# To do
Extract everything from the first line through the line with "(0,0) rectangle (496,417);", both ends included, except for any pictures.

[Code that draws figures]
## begin

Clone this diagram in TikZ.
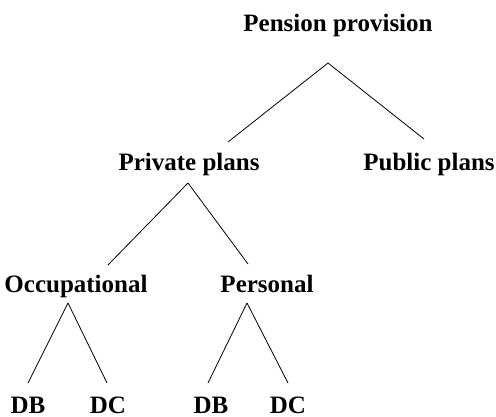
\documentclass[tikz,border=0pt]{standalone}
\usepackage{fontspec}
\setmainfont{Liberation Serif}
\usepackage{tikz}
\usetikzlibrary{positioning}
\tikzset{
    plan/.style={
    inner sep=0pt,anchor=base,font=\fontsize{25}{30}\selectfont\bfseries
    },
    branch/.style={
    draw=black,line width=0.8pt
    },
}

\begin{document}
\begin{tikzpicture}[x=1pt, y=-1pt]
   \useasboundingbox (0,0) rectangle (496,417);

   %labels
   \node[plan] (pension) at (338,32) {Pension provision};
   \node[plan] (private) at (189,171) {Private plans};
   \node[plan] (public) at (429,171) {Public plans};
   \node[plan] (occ) at (76,292) {Occupational};
   \node[plan] (pers) at (267,292) {Personal};
   \node[plan] (occdb) at (28,413) {DB};
   \node[plan] (occdc) at (108,413) {DC};
   \node[plan] (persdb) at (211,413) {DB};
   \node[plan] (persdc) at (288,413) {DC};

   %fork pension provision
   \coordinate (pension-f) at (328,63);
   \coordinate (private-t) at (228,142);
   \coordinate (public-t) at (424,139);

   %fork private plans
   \coordinate (private-f) at (188,183);
   \coordinate (occ-t) at (108,265);
   \coordinate (pers-t) at (248,264);

   %fork occupational and personal
   \coordinate (occ-f) at (68,303);
   \coordinate (occdb-t) at (28,383);
   \coordinate (occdc-t) at (107,383);
   \coordinate (pers-f) at (247,303);
   \coordinate (persdb-t) at (208,383);
   \coordinate (persdc-t) at (288,383);

  \path[branch]
    (pension-f) edge (private-t)
                edge (public-t)
    (private-f) edge (occ-t)
                edge (pers-t)
    (occ-f) edge (occdb-t)
            edge (occdc-t)
    (pers-f) edge (persdb-t)
             edge (persdc-t);
\end{tikzpicture}
\end{document}
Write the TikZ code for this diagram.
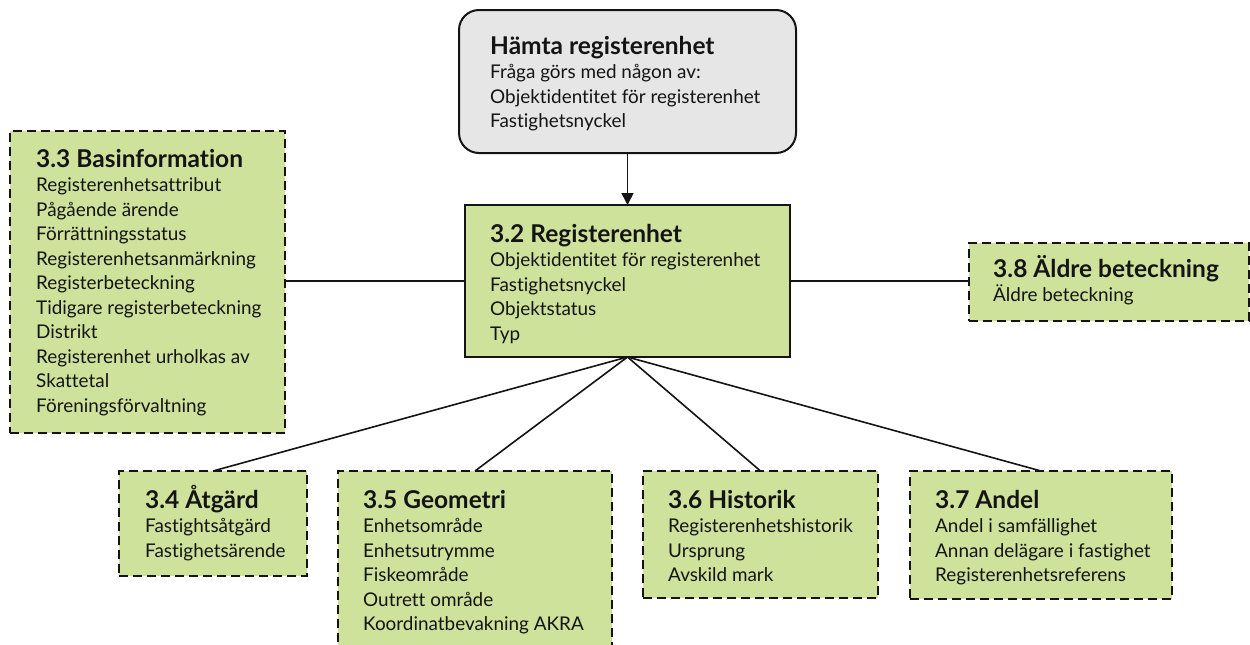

## end

# Task answer
Clone this diagram in TikZ.
\documentclass[tikz,border=0pt]{standalone}
\usepackage{fontspec}
\setmainfont{Liberation Serif}
\usepackage{tikz}
\usetikzlibrary{positioning}
\tikzset{
    plan/.style={
    inner sep=0pt,anchor=base,font=\fontsize{25}{30}\selectfont\bfseries
    },
    branch/.style={
    draw=black,line width=0.8pt
    },
}

\begin{document}
\begin{tikzpicture}[x=1pt, y=-1pt]
   \useasboundingbox (0,0) rectangle (496,417);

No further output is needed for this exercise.